Data to use:
------------------------------------
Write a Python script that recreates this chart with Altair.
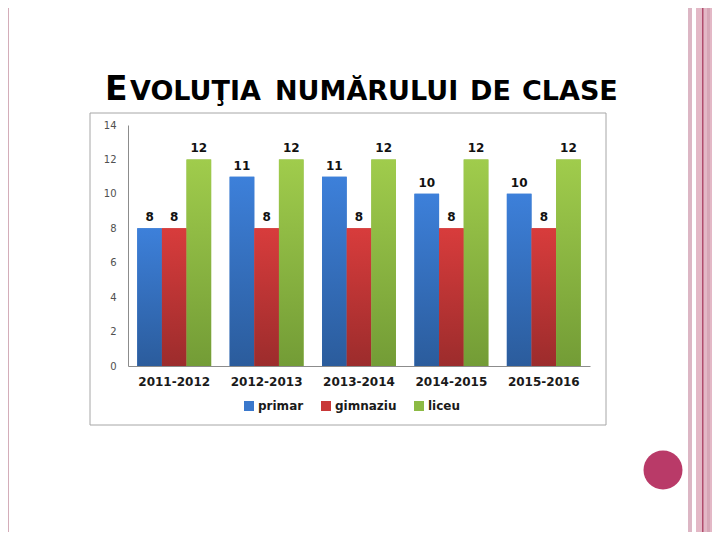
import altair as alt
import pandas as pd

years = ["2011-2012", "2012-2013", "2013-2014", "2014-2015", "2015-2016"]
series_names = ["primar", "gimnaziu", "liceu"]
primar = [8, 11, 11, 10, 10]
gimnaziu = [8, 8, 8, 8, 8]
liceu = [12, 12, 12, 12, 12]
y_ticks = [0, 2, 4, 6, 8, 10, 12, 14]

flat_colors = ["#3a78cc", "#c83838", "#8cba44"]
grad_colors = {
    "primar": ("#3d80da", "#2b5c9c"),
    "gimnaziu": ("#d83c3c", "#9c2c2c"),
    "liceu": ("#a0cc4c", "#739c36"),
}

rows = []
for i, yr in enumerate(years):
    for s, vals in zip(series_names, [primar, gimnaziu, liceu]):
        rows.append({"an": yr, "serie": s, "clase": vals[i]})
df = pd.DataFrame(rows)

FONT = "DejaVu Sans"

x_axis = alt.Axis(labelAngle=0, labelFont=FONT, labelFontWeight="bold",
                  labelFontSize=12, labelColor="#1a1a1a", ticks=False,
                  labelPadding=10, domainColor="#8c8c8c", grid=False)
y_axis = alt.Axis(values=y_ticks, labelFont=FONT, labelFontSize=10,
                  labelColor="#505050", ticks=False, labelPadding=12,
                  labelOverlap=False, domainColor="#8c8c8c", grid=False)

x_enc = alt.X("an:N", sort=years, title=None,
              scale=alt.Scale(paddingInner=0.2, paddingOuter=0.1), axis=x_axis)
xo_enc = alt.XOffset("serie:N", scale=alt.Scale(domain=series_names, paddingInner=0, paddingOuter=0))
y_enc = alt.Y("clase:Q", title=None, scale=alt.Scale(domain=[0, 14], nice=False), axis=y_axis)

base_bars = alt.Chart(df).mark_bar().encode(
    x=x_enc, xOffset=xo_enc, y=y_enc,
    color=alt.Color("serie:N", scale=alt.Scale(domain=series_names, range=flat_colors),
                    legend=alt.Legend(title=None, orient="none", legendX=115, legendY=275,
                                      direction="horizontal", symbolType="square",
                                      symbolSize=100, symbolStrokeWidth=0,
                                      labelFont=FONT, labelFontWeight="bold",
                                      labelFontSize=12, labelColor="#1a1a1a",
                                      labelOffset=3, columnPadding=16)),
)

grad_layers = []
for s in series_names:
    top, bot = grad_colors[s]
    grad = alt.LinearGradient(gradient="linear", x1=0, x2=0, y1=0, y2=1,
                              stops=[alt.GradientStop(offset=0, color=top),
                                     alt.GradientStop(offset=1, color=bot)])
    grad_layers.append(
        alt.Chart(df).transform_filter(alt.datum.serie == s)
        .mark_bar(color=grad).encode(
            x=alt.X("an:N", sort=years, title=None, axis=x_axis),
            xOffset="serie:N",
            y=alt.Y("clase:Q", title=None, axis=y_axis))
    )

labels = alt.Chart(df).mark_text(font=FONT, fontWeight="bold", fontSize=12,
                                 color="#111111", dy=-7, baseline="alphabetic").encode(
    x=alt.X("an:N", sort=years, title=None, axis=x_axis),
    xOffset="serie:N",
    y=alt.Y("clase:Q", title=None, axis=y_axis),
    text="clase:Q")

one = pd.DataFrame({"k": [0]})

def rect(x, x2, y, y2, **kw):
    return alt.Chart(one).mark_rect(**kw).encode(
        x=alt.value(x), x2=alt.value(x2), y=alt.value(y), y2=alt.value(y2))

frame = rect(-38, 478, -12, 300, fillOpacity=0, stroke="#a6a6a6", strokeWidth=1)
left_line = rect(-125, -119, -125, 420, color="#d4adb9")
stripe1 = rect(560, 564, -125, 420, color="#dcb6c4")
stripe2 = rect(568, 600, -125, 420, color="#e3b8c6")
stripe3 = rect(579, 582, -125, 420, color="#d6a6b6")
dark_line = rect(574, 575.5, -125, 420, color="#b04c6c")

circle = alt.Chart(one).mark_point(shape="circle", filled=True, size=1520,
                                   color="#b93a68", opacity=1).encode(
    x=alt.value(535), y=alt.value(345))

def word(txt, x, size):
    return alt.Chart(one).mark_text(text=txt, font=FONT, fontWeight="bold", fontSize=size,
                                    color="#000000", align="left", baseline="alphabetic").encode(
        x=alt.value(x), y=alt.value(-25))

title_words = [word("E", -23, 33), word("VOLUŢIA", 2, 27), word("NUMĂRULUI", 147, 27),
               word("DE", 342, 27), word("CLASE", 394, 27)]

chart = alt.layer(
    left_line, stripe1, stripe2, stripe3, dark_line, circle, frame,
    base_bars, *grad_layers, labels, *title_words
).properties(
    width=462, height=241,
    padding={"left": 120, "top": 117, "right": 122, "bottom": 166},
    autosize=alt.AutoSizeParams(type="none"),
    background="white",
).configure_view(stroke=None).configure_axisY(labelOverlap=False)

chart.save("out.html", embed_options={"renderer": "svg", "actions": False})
------------------------------------
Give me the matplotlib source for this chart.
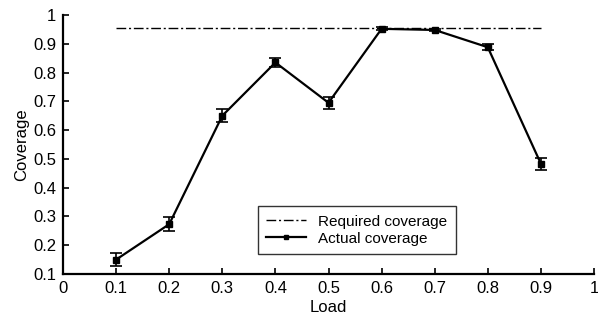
------------------------------------
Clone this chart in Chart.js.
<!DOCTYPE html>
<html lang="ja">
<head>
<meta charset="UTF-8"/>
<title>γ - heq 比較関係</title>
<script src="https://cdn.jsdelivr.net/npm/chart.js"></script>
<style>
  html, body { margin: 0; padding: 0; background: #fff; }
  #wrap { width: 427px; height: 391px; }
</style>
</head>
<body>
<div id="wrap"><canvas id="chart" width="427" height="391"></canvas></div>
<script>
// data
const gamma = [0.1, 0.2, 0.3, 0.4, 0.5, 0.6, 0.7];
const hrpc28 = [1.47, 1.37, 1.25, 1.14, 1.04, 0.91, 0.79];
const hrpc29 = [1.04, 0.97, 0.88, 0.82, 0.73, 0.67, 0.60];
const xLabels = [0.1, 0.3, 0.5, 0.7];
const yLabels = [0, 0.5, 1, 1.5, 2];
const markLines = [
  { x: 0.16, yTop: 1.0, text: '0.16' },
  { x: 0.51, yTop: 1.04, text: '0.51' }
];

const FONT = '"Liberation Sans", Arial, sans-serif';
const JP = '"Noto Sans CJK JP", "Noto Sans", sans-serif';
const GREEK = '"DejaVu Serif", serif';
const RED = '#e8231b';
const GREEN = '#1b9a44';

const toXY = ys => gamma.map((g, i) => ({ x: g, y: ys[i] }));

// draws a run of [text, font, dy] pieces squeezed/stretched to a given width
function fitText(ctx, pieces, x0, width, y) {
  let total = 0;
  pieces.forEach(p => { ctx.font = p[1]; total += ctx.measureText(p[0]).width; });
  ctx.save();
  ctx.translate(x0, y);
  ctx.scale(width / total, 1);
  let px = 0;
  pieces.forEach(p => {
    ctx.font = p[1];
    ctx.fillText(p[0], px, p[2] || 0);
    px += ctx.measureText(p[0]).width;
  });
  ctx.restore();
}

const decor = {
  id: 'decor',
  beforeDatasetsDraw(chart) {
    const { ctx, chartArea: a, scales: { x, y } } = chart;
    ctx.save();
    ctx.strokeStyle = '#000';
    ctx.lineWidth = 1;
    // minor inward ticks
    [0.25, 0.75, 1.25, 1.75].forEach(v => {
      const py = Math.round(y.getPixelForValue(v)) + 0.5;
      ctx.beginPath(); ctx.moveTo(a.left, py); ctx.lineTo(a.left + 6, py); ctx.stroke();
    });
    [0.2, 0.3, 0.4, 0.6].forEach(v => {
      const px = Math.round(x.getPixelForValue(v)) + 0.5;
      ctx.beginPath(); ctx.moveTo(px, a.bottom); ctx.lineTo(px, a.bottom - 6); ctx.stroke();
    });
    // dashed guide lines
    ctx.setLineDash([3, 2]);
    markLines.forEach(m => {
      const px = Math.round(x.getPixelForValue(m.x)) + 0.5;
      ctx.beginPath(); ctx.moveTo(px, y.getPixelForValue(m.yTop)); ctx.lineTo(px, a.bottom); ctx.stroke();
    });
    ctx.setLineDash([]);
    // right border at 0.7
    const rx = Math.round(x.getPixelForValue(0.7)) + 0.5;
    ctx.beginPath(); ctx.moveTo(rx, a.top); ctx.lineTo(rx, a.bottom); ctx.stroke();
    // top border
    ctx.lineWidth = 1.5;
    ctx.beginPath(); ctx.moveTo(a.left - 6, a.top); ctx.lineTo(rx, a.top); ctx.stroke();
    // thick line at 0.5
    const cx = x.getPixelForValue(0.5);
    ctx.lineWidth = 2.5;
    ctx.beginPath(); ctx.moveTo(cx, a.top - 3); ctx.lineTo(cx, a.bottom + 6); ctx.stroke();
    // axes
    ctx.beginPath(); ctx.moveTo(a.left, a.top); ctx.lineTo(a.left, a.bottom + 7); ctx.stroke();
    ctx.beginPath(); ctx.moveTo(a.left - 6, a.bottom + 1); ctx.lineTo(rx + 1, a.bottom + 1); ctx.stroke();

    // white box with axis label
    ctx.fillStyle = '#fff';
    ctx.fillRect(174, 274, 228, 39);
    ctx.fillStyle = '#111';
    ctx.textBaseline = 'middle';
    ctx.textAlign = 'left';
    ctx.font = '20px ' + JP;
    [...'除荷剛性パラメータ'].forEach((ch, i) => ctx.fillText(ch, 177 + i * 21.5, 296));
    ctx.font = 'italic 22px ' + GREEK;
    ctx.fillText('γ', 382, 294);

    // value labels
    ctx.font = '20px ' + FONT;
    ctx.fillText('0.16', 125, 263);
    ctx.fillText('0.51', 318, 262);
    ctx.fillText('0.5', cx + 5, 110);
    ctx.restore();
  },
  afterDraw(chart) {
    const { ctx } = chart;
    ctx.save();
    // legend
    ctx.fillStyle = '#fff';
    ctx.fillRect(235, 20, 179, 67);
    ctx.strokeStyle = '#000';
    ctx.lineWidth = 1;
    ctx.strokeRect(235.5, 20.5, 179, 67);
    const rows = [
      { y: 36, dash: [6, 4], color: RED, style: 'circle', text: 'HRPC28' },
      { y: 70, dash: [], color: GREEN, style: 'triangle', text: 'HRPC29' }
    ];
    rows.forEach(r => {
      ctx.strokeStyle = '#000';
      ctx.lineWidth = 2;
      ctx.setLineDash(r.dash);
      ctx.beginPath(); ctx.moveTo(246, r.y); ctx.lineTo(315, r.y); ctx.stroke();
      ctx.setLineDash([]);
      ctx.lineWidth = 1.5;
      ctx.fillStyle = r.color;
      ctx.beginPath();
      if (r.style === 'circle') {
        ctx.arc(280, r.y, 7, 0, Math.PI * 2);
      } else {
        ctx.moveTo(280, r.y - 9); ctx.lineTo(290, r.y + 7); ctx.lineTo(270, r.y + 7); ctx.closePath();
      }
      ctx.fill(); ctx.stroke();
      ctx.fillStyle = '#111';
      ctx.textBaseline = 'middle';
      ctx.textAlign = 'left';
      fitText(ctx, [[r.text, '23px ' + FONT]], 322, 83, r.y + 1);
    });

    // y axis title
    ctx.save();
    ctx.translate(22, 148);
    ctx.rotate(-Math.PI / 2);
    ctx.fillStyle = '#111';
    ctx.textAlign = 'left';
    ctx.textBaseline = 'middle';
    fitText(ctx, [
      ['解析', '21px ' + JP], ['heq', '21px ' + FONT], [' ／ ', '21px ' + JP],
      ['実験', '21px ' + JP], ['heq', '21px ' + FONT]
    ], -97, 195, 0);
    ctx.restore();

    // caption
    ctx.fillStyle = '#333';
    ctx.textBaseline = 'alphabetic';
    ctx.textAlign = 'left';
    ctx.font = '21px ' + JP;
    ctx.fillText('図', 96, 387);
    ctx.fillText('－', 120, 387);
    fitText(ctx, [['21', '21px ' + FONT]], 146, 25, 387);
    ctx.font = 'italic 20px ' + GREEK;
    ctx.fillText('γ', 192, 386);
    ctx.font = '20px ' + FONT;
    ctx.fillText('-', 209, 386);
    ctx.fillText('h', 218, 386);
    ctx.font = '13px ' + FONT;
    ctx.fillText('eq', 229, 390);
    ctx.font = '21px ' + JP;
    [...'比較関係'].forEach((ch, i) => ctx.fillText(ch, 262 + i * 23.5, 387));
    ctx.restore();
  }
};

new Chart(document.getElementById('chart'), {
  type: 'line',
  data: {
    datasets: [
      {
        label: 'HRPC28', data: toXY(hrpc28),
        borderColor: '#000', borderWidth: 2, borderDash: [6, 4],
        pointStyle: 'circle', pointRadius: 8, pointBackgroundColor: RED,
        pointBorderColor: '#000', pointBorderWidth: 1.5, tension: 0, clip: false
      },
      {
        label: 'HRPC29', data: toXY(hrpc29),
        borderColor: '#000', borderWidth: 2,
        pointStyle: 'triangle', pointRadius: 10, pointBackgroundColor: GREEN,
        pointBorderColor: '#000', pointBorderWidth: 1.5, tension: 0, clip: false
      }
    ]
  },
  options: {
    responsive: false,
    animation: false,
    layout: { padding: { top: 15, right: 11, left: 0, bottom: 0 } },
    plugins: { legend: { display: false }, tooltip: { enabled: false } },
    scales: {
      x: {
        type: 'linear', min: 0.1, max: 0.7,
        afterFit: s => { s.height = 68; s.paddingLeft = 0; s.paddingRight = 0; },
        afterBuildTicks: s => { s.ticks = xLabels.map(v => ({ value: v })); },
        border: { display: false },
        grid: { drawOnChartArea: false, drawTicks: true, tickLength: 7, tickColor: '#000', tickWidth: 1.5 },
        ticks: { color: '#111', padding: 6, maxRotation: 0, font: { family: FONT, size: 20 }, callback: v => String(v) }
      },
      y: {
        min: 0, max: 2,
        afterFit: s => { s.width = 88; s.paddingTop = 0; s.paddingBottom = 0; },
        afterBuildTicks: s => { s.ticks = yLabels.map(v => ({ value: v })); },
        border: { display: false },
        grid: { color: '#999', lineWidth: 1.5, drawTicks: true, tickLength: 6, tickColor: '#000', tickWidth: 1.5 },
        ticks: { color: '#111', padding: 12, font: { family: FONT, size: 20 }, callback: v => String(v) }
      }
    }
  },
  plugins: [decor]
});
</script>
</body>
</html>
------------------------------------
Written exercise:
Extract, without any images, the part of the material above that opens with the line containing "Write a Python" and closes with the line containing "import pandas as pd", both lines included.

Solution to the exercise:
Write a Python script that recreates this chart with Altair.
import altair as alt
import pandas as pd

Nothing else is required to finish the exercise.